- WHAT THE EXERCISE ASKS -
Check every line below for the word "document" and give only the number of lines where it appears.

- RECORDS PROVIDED -
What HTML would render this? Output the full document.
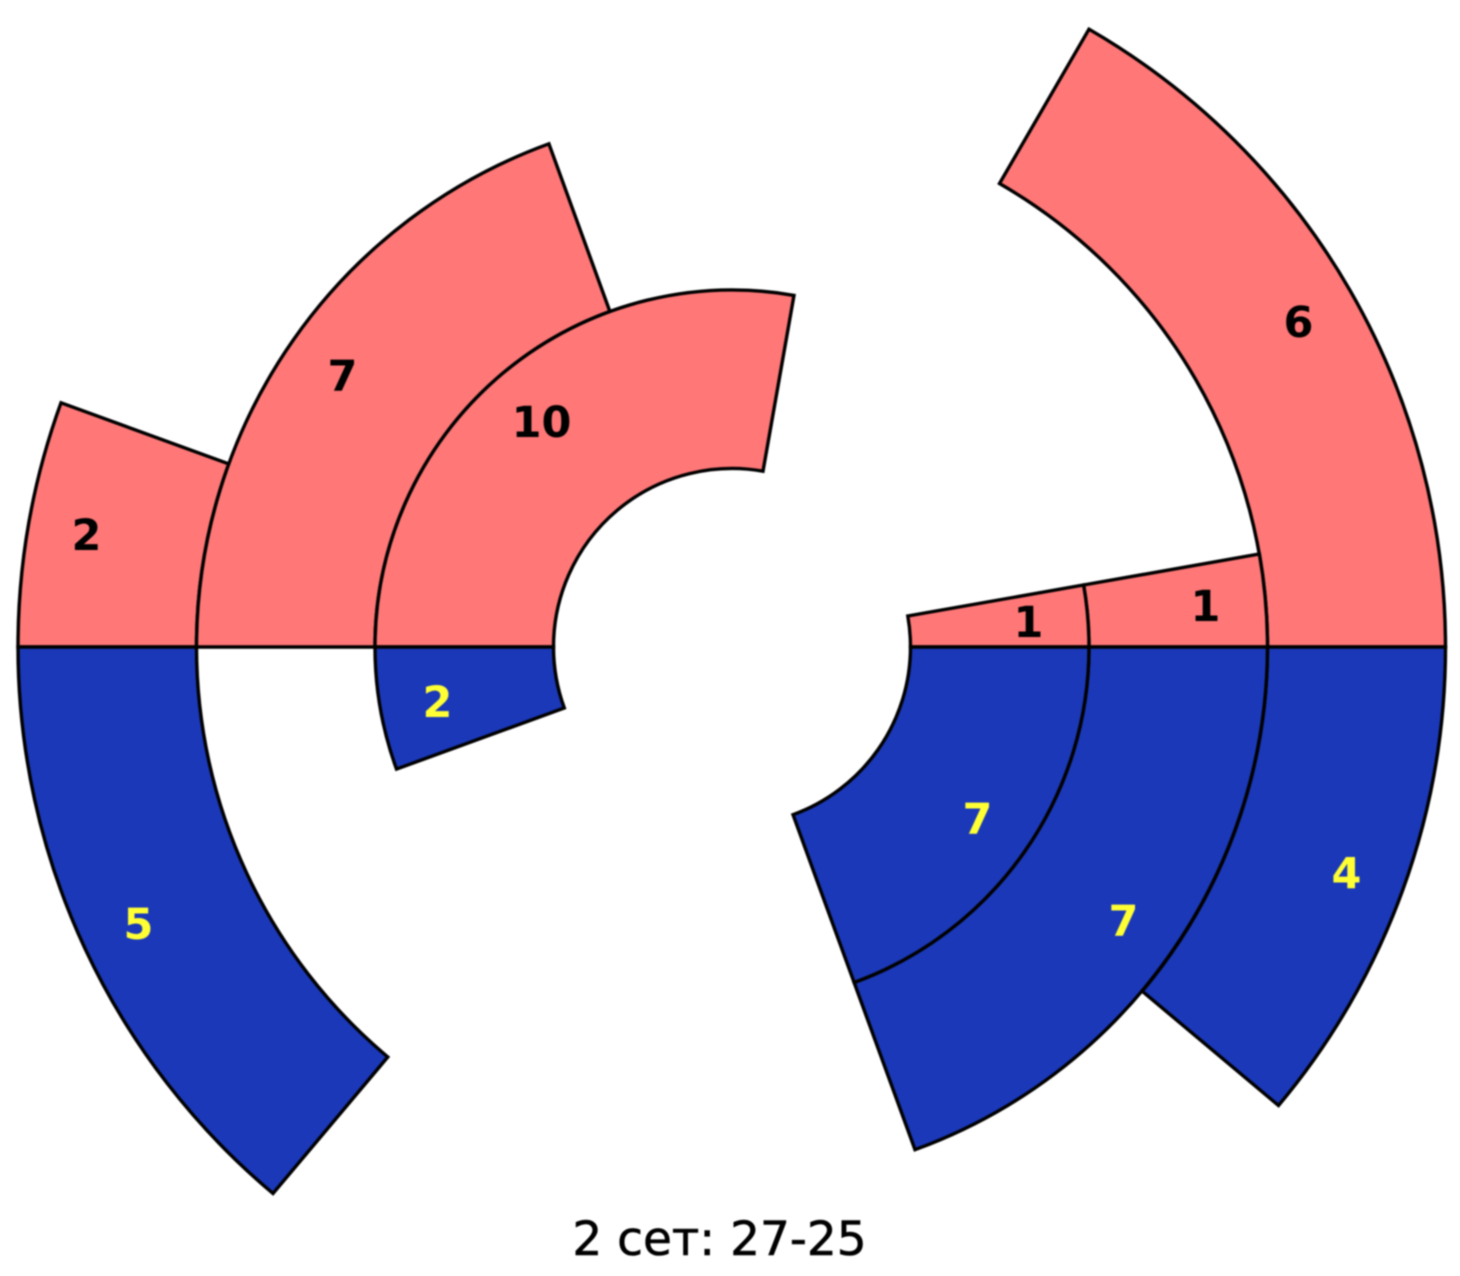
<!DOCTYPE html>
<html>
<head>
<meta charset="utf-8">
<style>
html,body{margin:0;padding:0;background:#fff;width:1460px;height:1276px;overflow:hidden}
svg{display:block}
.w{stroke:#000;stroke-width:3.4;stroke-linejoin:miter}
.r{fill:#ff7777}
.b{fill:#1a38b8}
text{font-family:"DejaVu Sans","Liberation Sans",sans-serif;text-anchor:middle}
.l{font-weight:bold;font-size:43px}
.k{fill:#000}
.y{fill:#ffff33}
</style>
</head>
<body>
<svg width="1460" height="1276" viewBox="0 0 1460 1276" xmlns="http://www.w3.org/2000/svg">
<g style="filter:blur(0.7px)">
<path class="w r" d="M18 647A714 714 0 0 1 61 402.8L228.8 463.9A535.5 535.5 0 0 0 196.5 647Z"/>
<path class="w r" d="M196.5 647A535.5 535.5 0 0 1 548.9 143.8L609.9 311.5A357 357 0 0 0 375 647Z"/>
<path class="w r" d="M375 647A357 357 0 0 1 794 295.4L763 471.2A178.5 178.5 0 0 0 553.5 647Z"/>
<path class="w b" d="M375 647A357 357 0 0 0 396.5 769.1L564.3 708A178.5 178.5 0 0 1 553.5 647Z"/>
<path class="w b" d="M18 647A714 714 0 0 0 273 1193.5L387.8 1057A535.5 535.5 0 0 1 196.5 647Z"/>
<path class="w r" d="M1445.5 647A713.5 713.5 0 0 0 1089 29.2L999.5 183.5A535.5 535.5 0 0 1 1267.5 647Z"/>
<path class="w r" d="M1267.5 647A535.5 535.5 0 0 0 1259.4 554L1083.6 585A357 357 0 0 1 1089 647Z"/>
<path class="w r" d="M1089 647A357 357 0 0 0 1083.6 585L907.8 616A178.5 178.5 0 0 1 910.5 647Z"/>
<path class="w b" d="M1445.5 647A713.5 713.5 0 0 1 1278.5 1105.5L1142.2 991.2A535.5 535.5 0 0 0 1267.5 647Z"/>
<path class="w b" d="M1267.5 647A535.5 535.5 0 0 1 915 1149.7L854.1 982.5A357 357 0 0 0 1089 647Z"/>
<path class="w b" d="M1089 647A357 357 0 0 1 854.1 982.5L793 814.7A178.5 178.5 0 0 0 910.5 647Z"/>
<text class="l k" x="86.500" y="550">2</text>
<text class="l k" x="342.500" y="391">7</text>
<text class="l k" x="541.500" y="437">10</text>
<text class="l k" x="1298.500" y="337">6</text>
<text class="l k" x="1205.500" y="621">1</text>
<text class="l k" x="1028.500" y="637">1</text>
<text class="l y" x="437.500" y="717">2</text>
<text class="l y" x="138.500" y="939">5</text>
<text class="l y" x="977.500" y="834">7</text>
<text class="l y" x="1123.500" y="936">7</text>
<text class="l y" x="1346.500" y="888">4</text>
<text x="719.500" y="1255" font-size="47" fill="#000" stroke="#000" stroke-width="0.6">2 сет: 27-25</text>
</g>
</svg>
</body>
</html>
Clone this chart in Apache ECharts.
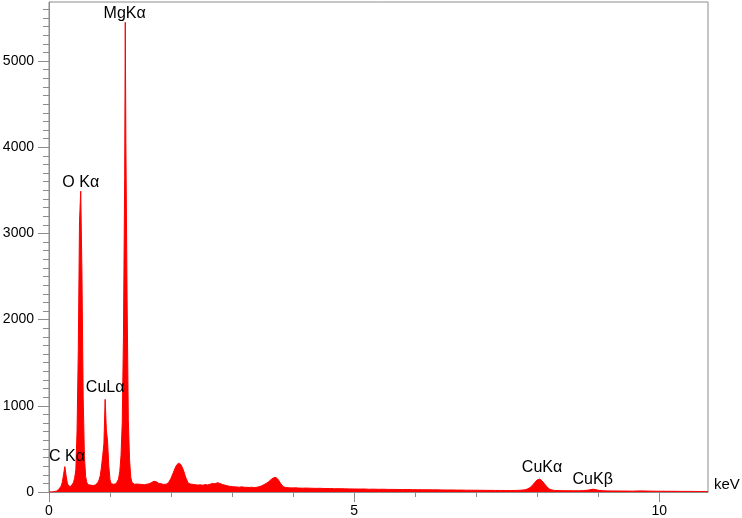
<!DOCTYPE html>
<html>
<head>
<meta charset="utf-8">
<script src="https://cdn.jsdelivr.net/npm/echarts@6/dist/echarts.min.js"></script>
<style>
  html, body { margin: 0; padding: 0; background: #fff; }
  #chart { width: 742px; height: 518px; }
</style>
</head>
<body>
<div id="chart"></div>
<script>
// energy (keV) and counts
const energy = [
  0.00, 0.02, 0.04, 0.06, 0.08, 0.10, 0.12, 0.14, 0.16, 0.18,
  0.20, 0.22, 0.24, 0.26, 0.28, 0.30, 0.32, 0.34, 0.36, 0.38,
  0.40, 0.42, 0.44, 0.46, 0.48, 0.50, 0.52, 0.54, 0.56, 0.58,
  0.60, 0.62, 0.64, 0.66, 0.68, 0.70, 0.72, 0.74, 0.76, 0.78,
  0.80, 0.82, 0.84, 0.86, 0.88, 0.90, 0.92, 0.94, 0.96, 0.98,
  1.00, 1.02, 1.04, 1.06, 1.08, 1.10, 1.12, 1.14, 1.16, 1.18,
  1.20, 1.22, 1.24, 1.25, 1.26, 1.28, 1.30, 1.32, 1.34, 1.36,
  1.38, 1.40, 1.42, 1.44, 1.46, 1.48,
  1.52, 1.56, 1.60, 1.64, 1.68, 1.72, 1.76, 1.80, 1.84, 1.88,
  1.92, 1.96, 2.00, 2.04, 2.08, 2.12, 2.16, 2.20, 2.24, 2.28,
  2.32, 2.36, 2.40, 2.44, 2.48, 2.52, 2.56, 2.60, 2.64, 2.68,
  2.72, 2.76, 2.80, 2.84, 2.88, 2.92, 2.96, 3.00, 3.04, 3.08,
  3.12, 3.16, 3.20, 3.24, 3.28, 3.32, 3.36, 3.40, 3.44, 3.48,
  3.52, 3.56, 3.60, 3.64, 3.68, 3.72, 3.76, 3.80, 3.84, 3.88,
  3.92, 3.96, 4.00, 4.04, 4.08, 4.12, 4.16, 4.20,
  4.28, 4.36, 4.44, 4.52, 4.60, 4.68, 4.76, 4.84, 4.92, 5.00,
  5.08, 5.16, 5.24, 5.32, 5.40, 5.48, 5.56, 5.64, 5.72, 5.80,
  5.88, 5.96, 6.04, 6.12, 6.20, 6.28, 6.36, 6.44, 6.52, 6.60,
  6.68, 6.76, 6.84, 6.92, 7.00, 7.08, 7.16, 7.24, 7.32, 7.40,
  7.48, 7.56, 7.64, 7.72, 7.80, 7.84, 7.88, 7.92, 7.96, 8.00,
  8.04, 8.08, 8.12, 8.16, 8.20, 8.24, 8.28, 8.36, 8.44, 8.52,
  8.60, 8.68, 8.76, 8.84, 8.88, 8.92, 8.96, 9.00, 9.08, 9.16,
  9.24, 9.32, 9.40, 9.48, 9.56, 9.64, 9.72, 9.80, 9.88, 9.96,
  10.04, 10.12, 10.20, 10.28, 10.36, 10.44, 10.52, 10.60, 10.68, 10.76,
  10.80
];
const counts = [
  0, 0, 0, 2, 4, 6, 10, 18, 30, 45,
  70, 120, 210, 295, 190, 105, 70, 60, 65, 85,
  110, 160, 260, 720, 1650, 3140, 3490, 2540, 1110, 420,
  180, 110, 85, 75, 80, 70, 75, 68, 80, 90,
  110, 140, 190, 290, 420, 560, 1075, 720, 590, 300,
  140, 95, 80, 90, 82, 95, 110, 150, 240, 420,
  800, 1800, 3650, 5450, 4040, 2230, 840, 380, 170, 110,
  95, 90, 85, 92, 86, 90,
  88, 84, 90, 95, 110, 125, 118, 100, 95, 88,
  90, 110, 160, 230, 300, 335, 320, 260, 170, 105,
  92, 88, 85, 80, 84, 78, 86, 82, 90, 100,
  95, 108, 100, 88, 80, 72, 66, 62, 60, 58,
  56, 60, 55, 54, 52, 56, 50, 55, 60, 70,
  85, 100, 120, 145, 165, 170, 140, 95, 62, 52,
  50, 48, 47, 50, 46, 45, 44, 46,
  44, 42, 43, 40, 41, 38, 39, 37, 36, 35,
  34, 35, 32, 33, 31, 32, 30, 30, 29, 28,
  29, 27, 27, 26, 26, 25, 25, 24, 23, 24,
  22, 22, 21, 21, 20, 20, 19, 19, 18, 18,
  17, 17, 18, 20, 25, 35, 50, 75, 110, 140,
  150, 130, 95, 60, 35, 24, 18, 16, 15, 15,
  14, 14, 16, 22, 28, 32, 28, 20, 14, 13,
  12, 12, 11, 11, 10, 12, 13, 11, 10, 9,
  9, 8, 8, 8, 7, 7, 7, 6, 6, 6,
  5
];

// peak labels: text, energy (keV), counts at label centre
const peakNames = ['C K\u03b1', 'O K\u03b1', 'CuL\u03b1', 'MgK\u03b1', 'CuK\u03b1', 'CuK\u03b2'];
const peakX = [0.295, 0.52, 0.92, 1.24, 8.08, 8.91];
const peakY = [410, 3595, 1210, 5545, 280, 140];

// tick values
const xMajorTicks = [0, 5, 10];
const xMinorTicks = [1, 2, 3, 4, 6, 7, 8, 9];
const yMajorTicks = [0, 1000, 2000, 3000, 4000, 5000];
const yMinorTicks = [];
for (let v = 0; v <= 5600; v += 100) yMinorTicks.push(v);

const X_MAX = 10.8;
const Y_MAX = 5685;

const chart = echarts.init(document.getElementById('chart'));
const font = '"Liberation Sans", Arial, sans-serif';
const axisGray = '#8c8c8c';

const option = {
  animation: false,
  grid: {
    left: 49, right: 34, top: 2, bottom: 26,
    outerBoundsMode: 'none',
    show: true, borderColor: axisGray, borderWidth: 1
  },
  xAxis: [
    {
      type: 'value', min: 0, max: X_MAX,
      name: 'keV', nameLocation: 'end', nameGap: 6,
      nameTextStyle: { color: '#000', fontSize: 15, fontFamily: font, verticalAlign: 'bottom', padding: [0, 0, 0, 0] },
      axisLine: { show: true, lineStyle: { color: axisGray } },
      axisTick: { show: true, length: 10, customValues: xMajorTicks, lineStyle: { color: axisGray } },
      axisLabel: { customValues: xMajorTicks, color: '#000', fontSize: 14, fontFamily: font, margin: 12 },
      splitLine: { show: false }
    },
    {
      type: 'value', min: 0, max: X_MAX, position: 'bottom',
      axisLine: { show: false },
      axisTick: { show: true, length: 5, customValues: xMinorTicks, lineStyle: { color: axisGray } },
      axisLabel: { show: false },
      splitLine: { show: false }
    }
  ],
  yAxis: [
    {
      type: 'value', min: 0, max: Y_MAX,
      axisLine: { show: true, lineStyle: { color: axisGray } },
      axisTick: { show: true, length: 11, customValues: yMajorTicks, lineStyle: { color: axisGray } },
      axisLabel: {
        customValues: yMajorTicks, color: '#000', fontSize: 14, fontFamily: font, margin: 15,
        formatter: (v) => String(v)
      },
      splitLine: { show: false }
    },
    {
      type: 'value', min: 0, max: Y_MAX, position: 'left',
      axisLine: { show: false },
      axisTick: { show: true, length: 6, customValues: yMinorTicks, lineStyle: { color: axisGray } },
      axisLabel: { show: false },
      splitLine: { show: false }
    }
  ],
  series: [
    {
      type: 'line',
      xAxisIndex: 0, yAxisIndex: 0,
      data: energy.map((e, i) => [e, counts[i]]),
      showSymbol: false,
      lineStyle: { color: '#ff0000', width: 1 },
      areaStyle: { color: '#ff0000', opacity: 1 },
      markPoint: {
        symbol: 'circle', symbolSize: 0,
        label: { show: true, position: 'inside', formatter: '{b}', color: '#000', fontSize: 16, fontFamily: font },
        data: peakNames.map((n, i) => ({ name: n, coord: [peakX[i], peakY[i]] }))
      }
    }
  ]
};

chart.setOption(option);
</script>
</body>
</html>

- THE COMPLETED TASK -
2